Zdjęcia przekazane teamom i FIA wykazały, że przednie skrzydła podejrzanych bolidów były 25 milimetrów niżej w porównaniu do innych maszyn. Serwis AUTOSPORT wnioskuje, że FIA dokładnie skontrolowała przednie skrzydła w RB6 i F10 po wczorajszym wyścigu, jak również wysłuchała wyjaśnień zespołów o tym, dlaczego według zdjęć skrzydła w ich samochodach były bliżej nawierzchni toru, jednak Federacja nie doszukała się żadnych nieprawidłowości.
W związku z takim obrotem spraw, kierujący McLarenem Martin Whitmarsh powiedział, że jego team sprawdzi, czy skopiowanie tego rozwiązania przyniesie im korzyści.
Ani ja, ani nasi inżynierowie nie potrafią wyjaśnić tego, co zobaczyliśmy na zdjęciach. Być może nie jesteśmy wystarczająco mądrzy, ale to jest niezwykłe. Rozmawiałem o tym z Ferrari, ponieważ zajmują miejsce obok nas [na padoku], poszedłem się z nimi zobaczyć i powiedziałem im: 'Pokazano mi to, gdyż wygląda to dziwnie'. Nie prosiłem ich o wyjaśnienie tego. Nie chciałem robić czy mówić czegokolwiek za ich plecami, zatem poszedłem do ich szefa i powiedziałem mu o istnieniu kwestii, o których powinien wiedzieć. Decyzja w tej sprawie należy do kogo innego. Chcielibyśmy to zrozumieć, ponieważ skoro według ich decyzji postępujesz legalnie, wówczas my chcemy zrobić to samo. Jeżeli możesz zniżyć końcówki skrzydeł do nawierzchni toru, to zyskujesz w ten sposób większą wydajność, a skoro robią to w sprytny i legalny sposób, wtedy my też musimy to robić w sprytny i legalny sposób.
Choć mówiło się o możliwości złożenia protestu po Grand Prix Niemiec, to jednak Whitmarsh woli skoncentrować się na uczynieniu swoich bolidów szybszymi, niż marnować czas na martwienie się poczynaniami rywali.
Nie zamierzamy składać protestu. Myślę, że naszym sposobem działania jest uczynienie naszych samochodów możliwie najszybszymi i skoncentrowanie się na tym. W naszym zespole panuje harmonia, teraz być może lepsza niż u naszych sąsiadów po obu stronach garaży i prowadzimy w klasyfikacji.
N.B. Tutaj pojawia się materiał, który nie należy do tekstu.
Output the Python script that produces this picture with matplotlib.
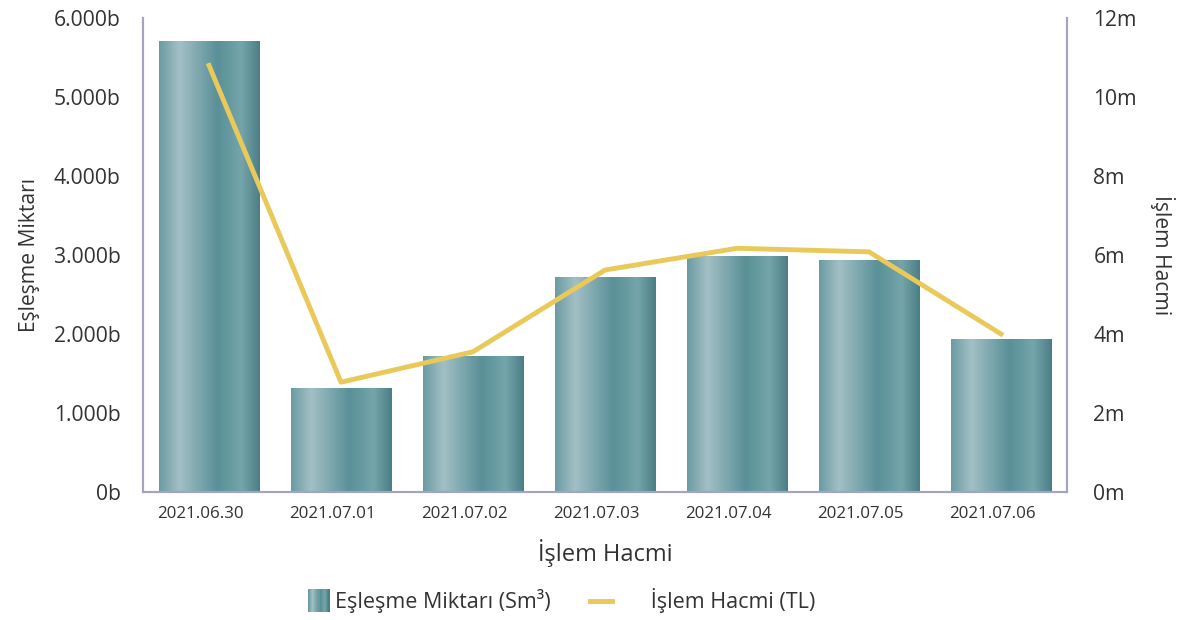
import numpy as np
import matplotlib.pyplot as plt
import matplotlib.transforms as mtransforms
from matplotlib.colors import LinearSegmentedColormap
from matplotlib.patches import Rectangle
from matplotlib.lines import Line2D
from matplotlib.legend_handler import HandlerBase

plt.rcParams['font.family'] = ['Open Sans', 'DejaVu Sans']

dates = ['2021.06.30', '2021.07.01', '2021.07.02', '2021.07.03',
         '2021.07.04', '2021.07.05', '2021.07.06']
eslesme = [5700, 1315, 1720, 2710, 2985, 2935, 1925]   # milyon Sm3 (b = bin)
hacim = [10.8, 2.78, 3.55, 5.62, 6.17, 6.08, 4.0]     # milyon TL

left_ticks = [0, 1000, 2000, 3000, 4000, 5000, 6000]
left_labels = ['0b', '1.000b', '2.000b', '3.000b', '4.000b', '5.000b', '6.000b']
right_ticks = [0, 2, 4, 6, 8, 10, 12]
right_labels = ['0m', '2m', '4m', '6m', '8m', '10m', '12m']

grad = LinearSegmentedColormap.from_list('bar', [
    (0.0, '#6b9ba2'), (0.2, '#a2c0c5'), (0.58, '#5a9098'),
    (0.82, '#74a5aa'), (1.0, '#4c7e86')])
line_color = '#e8c95a'
spine_color = '#a3a3c2'
text_color = '#333333'

fig = plt.figure(figsize=(11.77, 6.2), dpi=100)
ax1 = fig.add_axes([143/1177, 1 - 492/620, 924/1177, 474/620])
ax2 = ax1.twinx()

x = np.arange(len(dates))
width = 0.765
g = np.linspace(0, 1, 256).reshape(1, -1)
for xi, v in zip(x, eslesme):
    ax1.imshow(g, cmap=grad, aspect='auto', zorder=2,
               extent=[xi - width/2, xi + width/2, 0, v])
ax1.set_xlim(-0.5, len(dates) - 0.5)
ax1.set_ylim(0, 6000)

ax2.plot(x, hacim, color=line_color, lw=3.5, zorder=3)
ax2.set_ylim(0, 12)

ax1.set_xticks(x)
ax1.set_xticklabels(dates, fontsize=12.2, color=text_color)
ax1.set_yticks(left_ticks)
ax1.set_yticklabels(left_labels, fontsize=15.2, color=text_color)
ax2.set_yticks(right_ticks)
ax2.set_yticklabels(right_labels, fontsize=15.2, color=text_color)
ax1.tick_params(axis='y', length=0, pad=16)
ax1.tick_params(axis='x', length=0, pad=10)
ax2.tick_params(length=0, pad=19)

# date labels sit a little left of the bar centres in the original
shift = mtransforms.ScaledTranslation(-9/100, 0, fig.dpi_scale_trans)
for lab in ax1.get_xticklabels():
    lab.set_transform(lab.get_transform() + shift)

for ax in (ax1, ax2):
    ax.spines['top'].set_visible(False)
    for s in ('left', 'right', 'bottom'):
        ax.spines[s].set_color(spine_color)
        ax.spines[s].set_linewidth(1.5)

ax1.set_ylabel('Eşleşme Miktarı', fontsize=15.2, color=text_color, labelpad=10)
ax2.set_ylabel('İşlem Hacmi', fontsize=15.2, color=text_color, rotation=270,
               labelpad=27)
ax1.set_xlabel('İşlem Hacmi', fontsize=17, color=text_color, labelpad=12)


class GradHandler(HandlerBase):
    def create_artists(self, legend, orig, xd, yd, w, h, fontsize, trans):
        n = 20
        arts = []
        for i in range(n):
            r = Rectangle((xd + w * i / n, yd - 3), w / n + 0.3, h + 6,
                          facecolor=grad(i / (n - 1)), edgecolor='none',
                          transform=trans)
            arts.append(r)
        return arts


bar_handle = Rectangle((0, 0), 1, 1)
line_handle = Line2D([], [], color=line_color, lw=3.5)
fig.legend([bar_handle, line_handle],
           ['Eşleşme Miktarı (Sm³)', '      İşlem Hacmi (TL)'],
           handler_map={bar_handle: GradHandler()},
           loc='center', bbox_to_anchor=(0.4771, 0.031), ncol=2, frameon=False,
           fontsize=15.5, handlelength=1.0, handletextpad=0.25,
           columnspacing=1.85, labelcolor=text_color)

fig.savefig('out.png', dpi=100)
Musimy przyśpieszyć rozwój bolidu i sądzę, że możemy to zrobić. Mamy przygotowanych kilka dobrych usprawnień i chcę wygrać tegoroczne mistrzostwa świata. Właściwą rzeczą jest koncentracja na naszych poczynaniach i sposobie naszej pracy. Robimy to, co uważamy za słuszne, żeby wygrać tytuły. Jesteśmy zadowoleni z opuszczenia Hockenheim nadal prowadząc w oby klasyfikacjach generalnych z naszymi kierowcami na pierwszej i drugiej pozycji, walczącymi pomiędzy sobą. Możemy wyglądać na nierozsądnych i może będą miały miejsce sytuacje, wskutek których przegramy tytuł czy wyścig dlatego, że ciśniemy i ścigamy się.